## [What is expected]
Copy the lines from the start of the records below through the line containing "(177,296) -- (290,296);", both included, and leave out the pictures.

[Source code of charts]
○ ○ ○
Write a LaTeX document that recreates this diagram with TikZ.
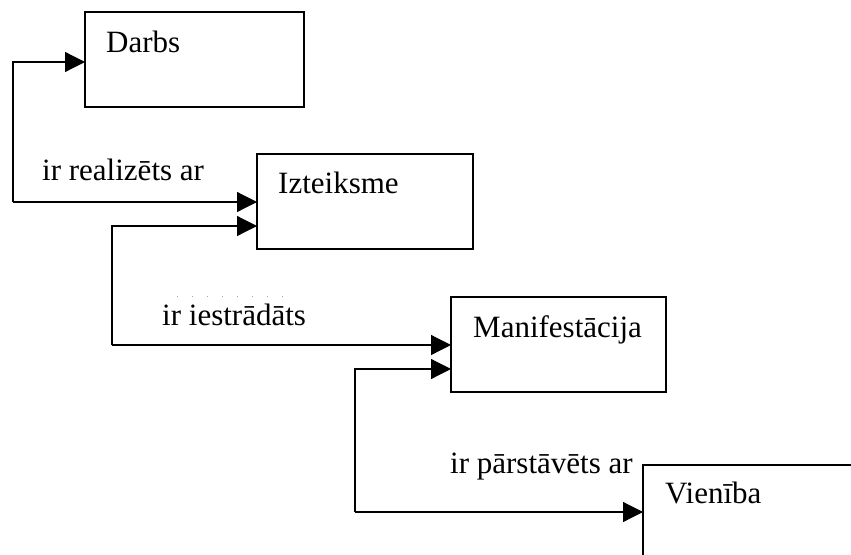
\documentclass[tikz,border=0pt]{standalone}
\usepackage{fontspec}
\setmainfont{Liberation Serif}
\usetikzlibrary{arrows.meta}

\tikzset{
  entity/.style={draw=black, line width=1.2pt, rectangle, anchor=north west,
    minimum height=95pt, inner sep=0pt, outer sep=0pt},
  entitytext/.style={anchor=base west, inner sep=0pt, font=\fontsize{31}{37}\selectfont},
  rellabel/.style={anchor=base west, inner sep=0pt, font=\fontsize{31}{37}\selectfont},
  link/.style={draw=black, line width=1.2pt},
  linkarrow/.style={link, -{Triangle[length=20pt,width=20pt]}},
}

\begin{document}
\begin{tikzpicture}[x=1pt, y=-1pt]
  \useasboundingbox (0,0) rectangle (851,554);
  \begin{scope}
    \clip (0,0) rectangle (851,554);

    % entity boxes
    \node[entity, minimum width=219pt] (darbs) at (85,12) {};
    \node[entity, minimum width=216pt] (izt)   at (257,154) {};
    \node[entity, minimum width=215pt] (manif) at (451,297) {};
    \node[entity, minimum width=215pt] (vien)  at (643,465) {};

    % entity names
    \node[entitytext] (t-darbs) at (106,52)  {Darbs};
    \node[entitytext] (t-izt)   at (278,193) {Izteiksme};
    \node[entitytext] (t-manif) at (473,337) {Manifestācija};
    \node[entitytext] (t-vien)  at (665,503) {Vienība};

    % junction points of the relationship connectors
    \coordinate (j1) at (13,202);
    \coordinate (j2) at (112,345);
    \coordinate (j3) at (355,512);

    % Darbs -- Izteiksme
    \draw[linkarrow] (j1) |- ([yshift=-2.5pt]darbs.west);
    \draw[linkarrow] (j1) -- (j1 -| izt.west);
    \node[rellabel] (r1) at (42,180) {ir realizēts ar};

    % Izteiksme -- Manifestācija
    \draw[linkarrow] (j2) |- ([yshift=-24.5pt]izt.west);
    \draw[linkarrow] (j2) -- (j2 -| manif.west);
    \node[rellabel] (r2) at (162,325) {ir iestrādāts};
    \draw[gray!70, line width=0.8pt, dash pattern=on 1pt off 14pt] (177,296) -- (290,296);

    % Manifestācija -- Vienība
    \draw[linkarrow] (j3) |- ([yshift=-24.5pt]manif.west);
    \draw[linkarrow] (j3) -- (j3 -| vien.west);
    \node[rellabel] (r3) at (450,473) {ir pārstāvēts ar};
  \end{scope}
\end{tikzpicture}
\end{document}
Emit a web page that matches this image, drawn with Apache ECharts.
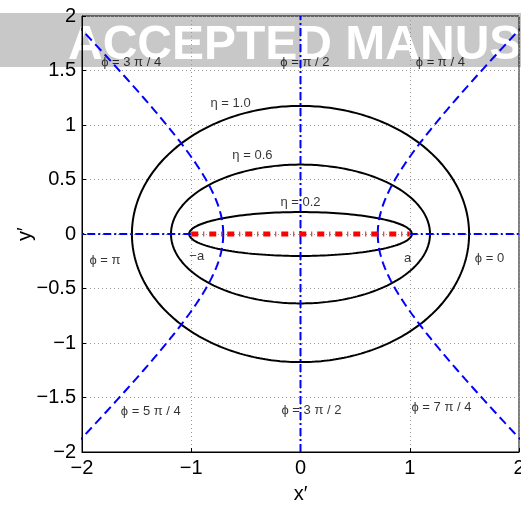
<!DOCTYPE html>
<html>
<head>
<meta charset="utf-8">
<script src="https://cdn.jsdelivr.net/npm/echarts@6/dist/echarts.min.js"></script>
<style>html,body{margin:0;padding:0;background:#fff}#c{width:521px;height:510px}</style>
</head>
<body>
<div id="c"></div>
<script>
// ---- data ----
const focalA = 1;                       // foci at x = ±a
const etaValues = [0.2, 0.6, 1.0];      // ellipses (η = const)
const phiDiagonal = [Math.PI/4, 3*Math.PI/4, 5*Math.PI/4, 7*Math.PI/4]; // hyperbolas (φ = const)
const etaMaxHyper = 2.2;
const xTicks = [-2, -1, 0, 1, 2];
const yTicks = [-2, -1.5, -1, -0.5, 0, 0.5, 1, 1.5, 2];
const labelTexts = ['ϕ = 3 π / 4', 'ϕ = π / 2', 'ϕ = π / 4', 'ϕ = 5 π / 4', 'ϕ = 3 π / 2', 'ϕ = 7 π / 4',
                    'ϕ = π', '−a', 'a', 'ϕ = 0', 'η = 0.2', 'η = 0.6', 'η = 1.0'];
const labelX = [-1.55, 0.04, 1.28, -1.37, 0.10, 1.29, -1.79, -0.95, 0.98, 1.73, 0.00, -0.44, -0.64];
const labelY = [1.57, 1.57, 1.57, -1.63, -1.62, -1.59, -0.24, -0.21, -0.22, -0.22, 0.29, 0.72, 1.20];

// ---- curves from elliptic coordinates ----
function ellipse(eta) {
  const pts = [];
  for (let i = 0; i <= 360; i++) {
    const t = i * Math.PI / 180;
    pts.push([focalA * Math.cosh(eta) * Math.cos(t), focalA * Math.sinh(eta) * Math.sin(t)]);
  }
  return pts;
}
function hyperbola(phi) {
  const pts = [];
  for (let i = 0; i <= 220; i++) {
    const e = etaMaxHyper * i / 220;
    pts.push([focalA * Math.cosh(e) * Math.cos(phi), focalA * Math.sinh(e) * Math.sin(phi)]);
  }
  return pts;
}

const fmt = v => String(v).replace('-', '−');
const series = [];
etaValues.forEach(eta => series.push({
  type: 'line', data: ellipse(eta), showSymbol: false, symbol: 'none', z: 3,
  lineStyle: { color: '#000', width: 2 }
}));
phiDiagonal.forEach(phi => series.push({
  type: 'line', data: hyperbola(phi), showSymbol: false, symbol: 'none', z: 3,
  lineStyle: { color: '#0000ff', width: 2, type: [9, 5], cap: 'butt' }
}));
// φ = π/2, 3π/2 (x = 0) and φ = 0, π (y = 0 outside the foci)
const dashDot = { color: '#0000ff', width: 2, type: [8, 3, 2, 3], cap: 'butt' };
series.push({ type: 'line', data: [[0, -2], [0, 2]], symbol: 'none', z: 3, lineStyle: dashDot });
series.push({ type: 'line', data: [[focalA, 0], [2, 0]], symbol: 'none', z: 3, lineStyle: dashDot });
series.push({ type: 'line', data: [[-focalA, 0], [-2, 0]], symbol: 'none', z: 3, lineStyle: dashDot });
// η = 0 : the segment between the foci
series.push({ type: 'line', data: [[-focalA, 0], [focalA, 0]], symbol: 'none', z: 4,
  lineStyle: { color: '#ff0000', width: 5, type: [7, 5, 1, 5], cap: 'butt' } });
// text labels
series.push({
  type: 'scatter', symbolSize: 0, z: 5,
  data: labelTexts.map((t, i) => ({ name: t, value: [labelX[i], labelY[i]] })),
  label: { show: true, position: 'inside', formatter: '{b}', color: '#000',
           fontSize: 13, fontFamily: '"Liberation Sans", "DejaVu Sans"' }
});

const axisCommon = {
  axisLine: { show: true, onZero: false, lineStyle: { color: '#000', width: 1 } },
  axisTick: { show: true, inside: true, length: 4, lineStyle: { color: '#000' } },
  splitLine: { show: true, lineStyle: { color: '#999', type: [1, 3], width: 1 } },
  nameMoveOverlap: false,
  nameTextStyle: { fontSize: 20, color: '#000', fontFamily: 'Liberation Sans' }
};

const chart = echarts.init(document.getElementById('c'), null, { renderer: 'canvas' });
chart.setOption({
  animation: false,
  backgroundColor: '#fff',
  graphic: [
    { type: 'rect', z: -100, shape: { x: 0, y: 13, width: 521, height: 54 }, style: { fill: '#c8c8c9' } },
    { type: 'text', z: -99, x: 68, y: 46,
      style: { text: 'ACCEPTED MANUS', fill: '#fff', font: 'bold 48px "Liberation Sans"', verticalAlign: 'middle', align: 'left' } }
  ],
  grid: { left: 82, right: 2, top: 16, bottom: 58, show: true, borderColor: '#000', borderWidth: 1,
          backgroundColor: 'transparent', containLabel: false, outerBoundsMode: 'none' },
  xAxis: Object.assign({}, axisCommon, {
    type: 'value', min: xTicks[0], max: xTicks[xTicks.length - 1], interval: 1,
    name: 'x′', nameLocation: 'middle', nameGap: 32,
    axisLabel: { formatter: fmt, fontSize: 20, color: '#000', margin: 6, fontFamily: 'Liberation Sans' }
  }),
  yAxis: Object.assign({}, axisCommon, {
    type: 'value', min: yTicks[0], max: yTicks[yTicks.length - 1], interval: 0.5,
    name: 'y′', nameLocation: 'middle', nameGap: 47,
    axisLabel: { formatter: fmt, fontSize: 20, color: '#000', margin: 6, fontFamily: 'Liberation Sans' }
  }),
  series: series
});
</script>
</body>
</html>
○ ○ ○
## [Worked solution]
Write a LaTeX document that recreates this diagram with TikZ.
\documentclass[tikz,border=0pt]{standalone}
\usepackage{fontspec}
\setmainfont{Liberation Serif}
\usetikzlibrary{arrows.meta}

\tikzset{
  entity/.style={draw=black, line width=1.2pt, rectangle, anchor=north west,
    minimum height=95pt, inner sep=0pt, outer sep=0pt},
  entitytext/.style={anchor=base west, inner sep=0pt, font=\fontsize{31}{37}\selectfont},
  rellabel/.style={anchor=base west, inner sep=0pt, font=\fontsize{31}{37}\selectfont},
  link/.style={draw=black, line width=1.2pt},
  linkarrow/.style={link, -{Triangle[length=20pt,width=20pt]}},
}

\begin{document}
\begin{tikzpicture}[x=1pt, y=-1pt]
  \useasboundingbox (0,0) rectangle (851,554);
  \begin{scope}
    \clip (0,0) rectangle (851,554);

    % entity boxes
    \node[entity, minimum width=219pt] (darbs) at (85,12) {};
    \node[entity, minimum width=216pt] (izt)   at (257,154) {};
    \node[entity, minimum width=215pt] (manif) at (451,297) {};
    \node[entity, minimum width=215pt] (vien)  at (643,465) {};

    % entity names
    \node[entitytext] (t-darbs) at (106,52)  {Darbs};
    \node[entitytext] (t-izt)   at (278,193) {Izteiksme};
    \node[entitytext] (t-manif) at (473,337) {Manifestācija};
    \node[entitytext] (t-vien)  at (665,503) {Vienība};

    % junction points of the relationship connectors
    \coordinate (j1) at (13,202);
    \coordinate (j2) at (112,345);
    \coordinate (j3) at (355,512);

    % Darbs -- Izteiksme
    \draw[linkarrow] (j1) |- ([yshift=-2.5pt]darbs.west);
    \draw[linkarrow] (j1) -- (j1 -| izt.west);
    \node[rellabel] (r1) at (42,180) {ir realizēts ar};

    % Izteiksme -- Manifestācija
    \draw[linkarrow] (j2) |- ([yshift=-24.5pt]izt.west);
    \draw[linkarrow] (j2) -- (j2 -| manif.west);
    \node[rellabel] (r2) at (162,325) {ir iestrādāts};
    \draw[gray!70, line width=0.8pt, dash pattern=on 1pt off 14pt] (177,296) -- (290,296);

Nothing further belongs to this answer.